AIM
Each entry below is to be written out exactly, and the pictures are to be left out.

:::::

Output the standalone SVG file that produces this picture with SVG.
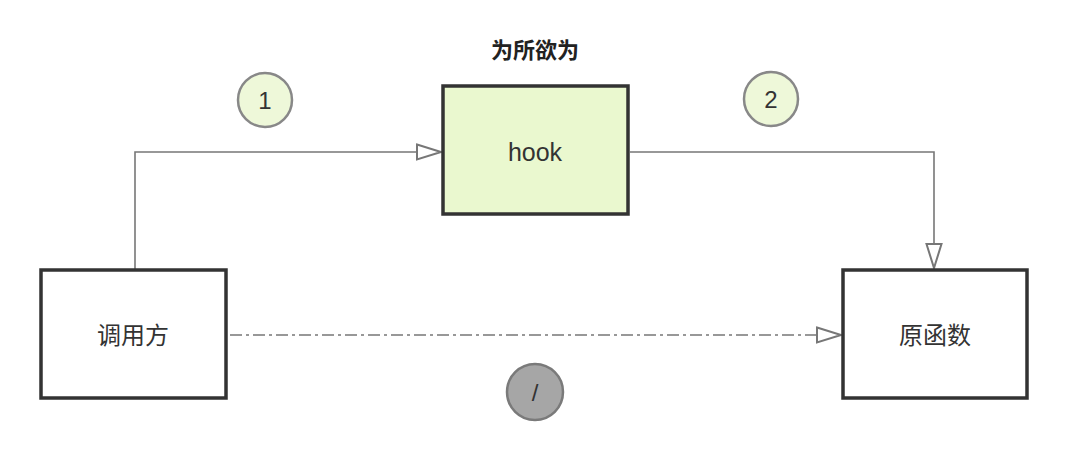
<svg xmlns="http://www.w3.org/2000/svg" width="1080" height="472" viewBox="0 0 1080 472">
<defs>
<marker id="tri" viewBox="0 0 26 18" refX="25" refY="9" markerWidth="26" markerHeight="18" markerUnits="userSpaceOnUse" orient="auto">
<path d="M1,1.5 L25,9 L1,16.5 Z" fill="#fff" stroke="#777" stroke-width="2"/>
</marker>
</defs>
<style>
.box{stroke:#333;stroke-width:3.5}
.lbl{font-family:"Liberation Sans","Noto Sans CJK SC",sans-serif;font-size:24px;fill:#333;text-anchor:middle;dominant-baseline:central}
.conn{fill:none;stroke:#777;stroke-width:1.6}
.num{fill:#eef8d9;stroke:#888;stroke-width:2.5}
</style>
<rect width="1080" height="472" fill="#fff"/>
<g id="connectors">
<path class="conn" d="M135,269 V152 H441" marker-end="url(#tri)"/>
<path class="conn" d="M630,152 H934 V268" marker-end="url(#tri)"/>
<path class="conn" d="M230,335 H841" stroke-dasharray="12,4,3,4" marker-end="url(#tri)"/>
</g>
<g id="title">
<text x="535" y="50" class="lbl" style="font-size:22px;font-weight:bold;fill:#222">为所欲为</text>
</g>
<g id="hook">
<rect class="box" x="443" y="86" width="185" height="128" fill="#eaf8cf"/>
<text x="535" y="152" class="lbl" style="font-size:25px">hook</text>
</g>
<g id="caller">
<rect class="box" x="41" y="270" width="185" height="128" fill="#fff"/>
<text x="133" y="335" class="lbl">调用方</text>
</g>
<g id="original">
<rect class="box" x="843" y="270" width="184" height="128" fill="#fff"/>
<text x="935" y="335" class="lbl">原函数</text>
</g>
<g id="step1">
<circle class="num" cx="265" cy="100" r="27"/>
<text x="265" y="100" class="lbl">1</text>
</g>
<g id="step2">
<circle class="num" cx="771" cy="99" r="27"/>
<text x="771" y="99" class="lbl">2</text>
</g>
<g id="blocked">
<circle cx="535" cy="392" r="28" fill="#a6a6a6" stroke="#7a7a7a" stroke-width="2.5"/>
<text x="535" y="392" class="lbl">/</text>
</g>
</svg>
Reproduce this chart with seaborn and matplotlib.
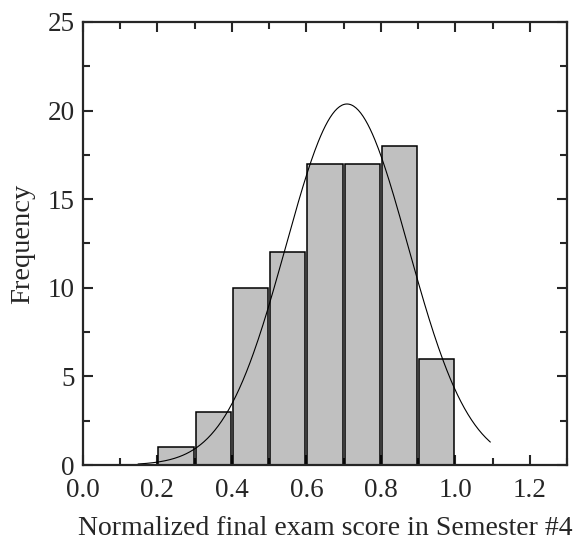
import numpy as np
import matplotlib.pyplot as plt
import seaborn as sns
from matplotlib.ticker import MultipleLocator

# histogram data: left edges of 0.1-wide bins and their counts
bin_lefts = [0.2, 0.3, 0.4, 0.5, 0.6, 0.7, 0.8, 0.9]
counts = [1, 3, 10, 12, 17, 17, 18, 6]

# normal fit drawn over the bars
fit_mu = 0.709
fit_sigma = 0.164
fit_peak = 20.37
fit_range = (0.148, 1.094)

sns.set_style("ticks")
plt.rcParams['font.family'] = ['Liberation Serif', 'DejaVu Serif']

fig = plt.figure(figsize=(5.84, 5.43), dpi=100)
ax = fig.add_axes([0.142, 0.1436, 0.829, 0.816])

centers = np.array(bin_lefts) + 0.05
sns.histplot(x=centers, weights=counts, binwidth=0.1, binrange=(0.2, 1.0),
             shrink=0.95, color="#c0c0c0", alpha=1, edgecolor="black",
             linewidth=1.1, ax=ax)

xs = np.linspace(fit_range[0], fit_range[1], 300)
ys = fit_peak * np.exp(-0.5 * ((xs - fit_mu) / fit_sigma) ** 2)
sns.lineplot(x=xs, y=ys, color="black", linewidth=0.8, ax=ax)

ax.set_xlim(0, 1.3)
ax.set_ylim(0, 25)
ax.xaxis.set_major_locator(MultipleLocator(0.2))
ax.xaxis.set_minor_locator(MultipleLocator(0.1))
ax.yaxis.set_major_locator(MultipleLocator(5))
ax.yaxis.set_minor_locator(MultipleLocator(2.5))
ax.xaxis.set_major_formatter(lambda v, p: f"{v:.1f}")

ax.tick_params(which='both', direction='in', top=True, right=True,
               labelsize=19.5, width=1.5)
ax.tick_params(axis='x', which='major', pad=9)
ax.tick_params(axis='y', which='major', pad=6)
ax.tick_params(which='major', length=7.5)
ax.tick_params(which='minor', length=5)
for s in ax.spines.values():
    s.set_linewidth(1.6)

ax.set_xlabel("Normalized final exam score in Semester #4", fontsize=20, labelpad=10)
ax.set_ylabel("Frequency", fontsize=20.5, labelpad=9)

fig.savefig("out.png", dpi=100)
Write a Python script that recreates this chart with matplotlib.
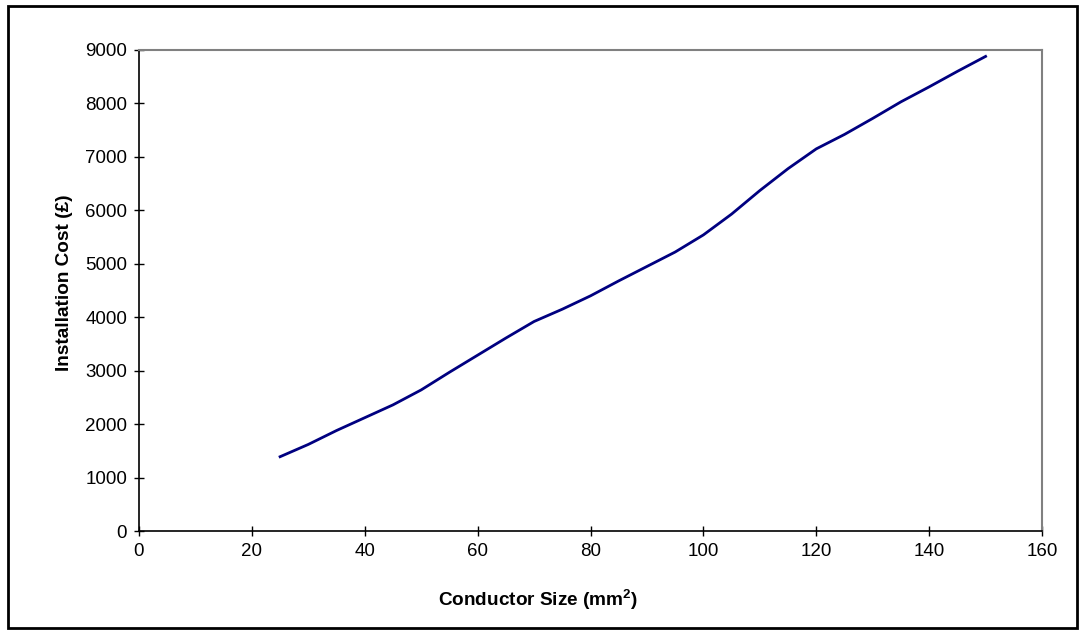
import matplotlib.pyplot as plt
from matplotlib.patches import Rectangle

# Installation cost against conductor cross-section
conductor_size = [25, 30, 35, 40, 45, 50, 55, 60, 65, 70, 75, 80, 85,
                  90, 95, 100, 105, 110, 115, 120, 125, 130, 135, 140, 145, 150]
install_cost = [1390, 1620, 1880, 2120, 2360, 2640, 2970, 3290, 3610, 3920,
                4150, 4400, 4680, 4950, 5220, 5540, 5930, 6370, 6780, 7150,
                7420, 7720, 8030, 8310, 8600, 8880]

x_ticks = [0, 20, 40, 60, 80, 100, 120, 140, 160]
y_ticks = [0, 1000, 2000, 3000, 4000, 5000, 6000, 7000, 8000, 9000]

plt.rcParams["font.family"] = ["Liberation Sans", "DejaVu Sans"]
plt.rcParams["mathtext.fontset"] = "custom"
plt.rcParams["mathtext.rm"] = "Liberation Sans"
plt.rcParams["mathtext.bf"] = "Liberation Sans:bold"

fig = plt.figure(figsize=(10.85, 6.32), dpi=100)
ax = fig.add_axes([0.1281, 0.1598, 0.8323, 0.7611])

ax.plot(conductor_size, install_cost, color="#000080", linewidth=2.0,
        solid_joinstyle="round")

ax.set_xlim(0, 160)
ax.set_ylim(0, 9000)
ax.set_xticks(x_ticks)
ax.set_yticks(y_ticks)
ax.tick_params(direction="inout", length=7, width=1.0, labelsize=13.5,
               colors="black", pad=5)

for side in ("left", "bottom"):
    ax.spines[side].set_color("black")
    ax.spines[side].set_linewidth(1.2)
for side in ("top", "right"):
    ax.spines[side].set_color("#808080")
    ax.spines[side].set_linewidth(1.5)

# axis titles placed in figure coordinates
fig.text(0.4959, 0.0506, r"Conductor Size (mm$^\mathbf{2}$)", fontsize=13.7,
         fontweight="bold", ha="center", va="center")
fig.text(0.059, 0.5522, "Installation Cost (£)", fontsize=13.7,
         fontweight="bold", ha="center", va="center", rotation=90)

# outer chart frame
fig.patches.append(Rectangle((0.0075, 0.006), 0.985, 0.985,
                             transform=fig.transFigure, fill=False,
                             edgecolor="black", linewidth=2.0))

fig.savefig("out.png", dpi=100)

:::::

OUTPUT FOR THIS EXERCISE
Output the standalone SVG file that produces this picture with SVG.
<svg xmlns="http://www.w3.org/2000/svg" width="1080" height="472" viewBox="0 0 1080 472">
<defs>
<marker id="tri" viewBox="0 0 26 18" refX="25" refY="9" markerWidth="26" markerHeight="18" markerUnits="userSpaceOnUse" orient="auto">
<path d="M1,1.5 L25,9 L1,16.5 Z" fill="#fff" stroke="#777" stroke-width="2"/>
</marker>
</defs>
<style>
.box{stroke:#333;stroke-width:3.5}
.lbl{font-family:"Liberation Sans","Noto Sans CJK SC",sans-serif;font-size:24px;fill:#333;text-anchor:middle;dominant-baseline:central}
.conn{fill:none;stroke:#777;stroke-width:1.6}
.num{fill:#eef8d9;stroke:#888;stroke-width:2.5}
</style>
<rect width="1080" height="472" fill="#fff"/>
<g id="connectors">
<path class="conn" d="M135,269 V152 H441" marker-end="url(#tri)"/>
<path class="conn" d="M630,152 H934 V268" marker-end="url(#tri)"/>
<path class="conn" d="M230,335 H841" stroke-dasharray="12,4,3,4" marker-end="url(#tri)"/>
</g>
<g id="title">
<text x="535" y="50" class="lbl" style="font-size:22px;font-weight:bold;fill:#222">为所欲为</text>
</g>
<g id="hook">
<rect class="box" x="443" y="86" width="185" height="128" fill="#eaf8cf"/>
<text x="535" y="152" class="lbl" style="font-size:25px">hook</text>
</g>
<g id="caller">
<rect class="box" x="41" y="270" width="185" height="128" fill="#fff"/>
<text x="133" y="335" class="lbl">调用方</text>
</g>
<g id="original">
<rect class="box" x="843" y="270" width="184" height="128" fill="#fff"/>
<text x="935" y="335" class="lbl">原函数</text>
</g>
<g id="step1">
<circle class="num" cx="265" cy="100" r="27"/>
<text x="265" y="100" class="lbl">1</text>
</g>
<g id="step2">
<circle class="num" cx="771" cy="99" r="27"/>
<text x="771" y="99" class="lbl">2</text>
</g>
<g id="blocked">
<circle cx="535" cy="392" r="28" fill="#a6a6a6" stroke="#7a7a7a" stroke-width="2.5"/>
<text x="535" y="392" class="lbl">/</text>
</g>
</svg>
Reproduce this chart with seaborn and matplotlib.
import numpy as np
import matplotlib.pyplot as plt
import seaborn as sns
from matplotlib.ticker import MultipleLocator

# histogram data: left edges of 0.1-wide bins and their counts
bin_lefts = [0.2, 0.3, 0.4, 0.5, 0.6, 0.7, 0.8, 0.9]
counts = [1, 3, 10, 12, 17, 17, 18, 6]

# normal fit drawn over the bars
fit_mu = 0.709
fit_sigma = 0.164
fit_peak = 20.37
fit_range = (0.148, 1.094)

sns.set_style("ticks")
plt.rcParams['font.family'] = ['Liberation Serif', 'DejaVu Serif']

fig = plt.figure(figsize=(5.84, 5.43), dpi=100)
ax = fig.add_axes([0.142, 0.1436, 0.829, 0.816])

centers = np.array(bin_lefts) + 0.05
sns.histplot(x=centers, weights=counts, binwidth=0.1, binrange=(0.2, 1.0),
             shrink=0.95, color="#c0c0c0", alpha=1, edgecolor="black",
             linewidth=1.1, ax=ax)

xs = np.linspace(fit_range[0], fit_range[1], 300)
ys = fit_peak * np.exp(-0.5 * ((xs - fit_mu) / fit_sigma) ** 2)
sns.lineplot(x=xs, y=ys, color="black", linewidth=0.8, ax=ax)

ax.set_xlim(0, 1.3)
ax.set_ylim(0, 25)
ax.xaxis.set_major_locator(MultipleLocator(0.2))
ax.xaxis.set_minor_locator(MultipleLocator(0.1))
ax.yaxis.set_major_locator(MultipleLocator(5))
ax.yaxis.set_minor_locator(MultipleLocator(2.5))
ax.xaxis.set_major_formatter(lambda v, p: f"{v:.1f}")

ax.tick_params(which='both', direction='in', top=True, right=True,
               labelsize=19.5, width=1.5)
ax.tick_params(axis='x', which='major', pad=9)
ax.tick_params(axis='y', which='major', pad=6)
ax.tick_params(which='major', length=7.5)
ax.tick_params(which='minor', length=5)
for s in ax.spines.values():
    s.set_linewidth(1.6)

ax.set_xlabel("Normalized final exam score in Semester #4", fontsize=20, labelpad=10)
ax.set_ylabel("Frequency", fontsize=20.5, labelpad=9)

fig.savefig("out.png", dpi=100)
Write a Python script that recreates this chart with matplotlib.
import matplotlib.pyplot as plt
from matplotlib.patches import Rectangle

# Installation cost against conductor cross-section
conductor_size = [25, 30, 35, 40, 45, 50, 55, 60, 65, 70, 75, 80, 85,
                  90, 95, 100, 105, 110, 115, 120, 125, 130, 135, 140, 145, 150]
install_cost = [1390, 1620, 1880, 2120, 2360, 2640, 2970, 3290, 3610, 3920,
                4150, 4400, 4680, 4950, 5220, 5540, 5930, 6370, 6780, 7150,
                7420, 7720, 8030, 8310, 8600, 8880]

x_ticks = [0, 20, 40, 60, 80, 100, 120, 140, 160]
y_ticks = [0, 1000, 2000, 3000, 4000, 5000, 6000, 7000, 8000, 9000]

plt.rcParams["font.family"] = ["Liberation Sans", "DejaVu Sans"]
plt.rcParams["mathtext.fontset"] = "custom"
plt.rcParams["mathtext.rm"] = "Liberation Sans"
plt.rcParams["mathtext.bf"] = "Liberation Sans:bold"

fig = plt.figure(figsize=(10.85, 6.32), dpi=100)
ax = fig.add_axes([0.1281, 0.1598, 0.8323, 0.7611])

ax.plot(conductor_size, install_cost, color="#000080", linewidth=2.0,
        solid_joinstyle="round")

ax.set_xlim(0, 160)
ax.set_ylim(0, 9000)
ax.set_xticks(x_ticks)
ax.set_yticks(y_ticks)
ax.tick_params(direction="inout", length=7, width=1.0, labelsize=13.5,
               colors="black", pad=5)

for side in ("left", "bottom"):
    ax.spines[side].set_color("black")
    ax.spines[side].set_linewidth(1.2)
for side in ("top", "right"):
    ax.spines[side].set_color("#808080")
    ax.spines[side].set_linewidth(1.5)

# axis titles placed in figure coordinates
fig.text(0.4959, 0.0506, r"Conductor Size (mm$^\mathbf{2}$)", fontsize=13.7,
         fontweight="bold", ha="center", va="center")
fig.text(0.059, 0.5522, "Installation Cost (£)", fontsize=13.7,
         fontweight="bold", ha="center", va="center", rotation=90)

# outer chart frame
fig.patches.append(Rectangle((0.0075, 0.006), 0.985, 0.985,
                             transform=fig.transFigure, fill=False,
                             edgecolor="black", linewidth=2.0))

fig.savefig("out.png", dpi=100)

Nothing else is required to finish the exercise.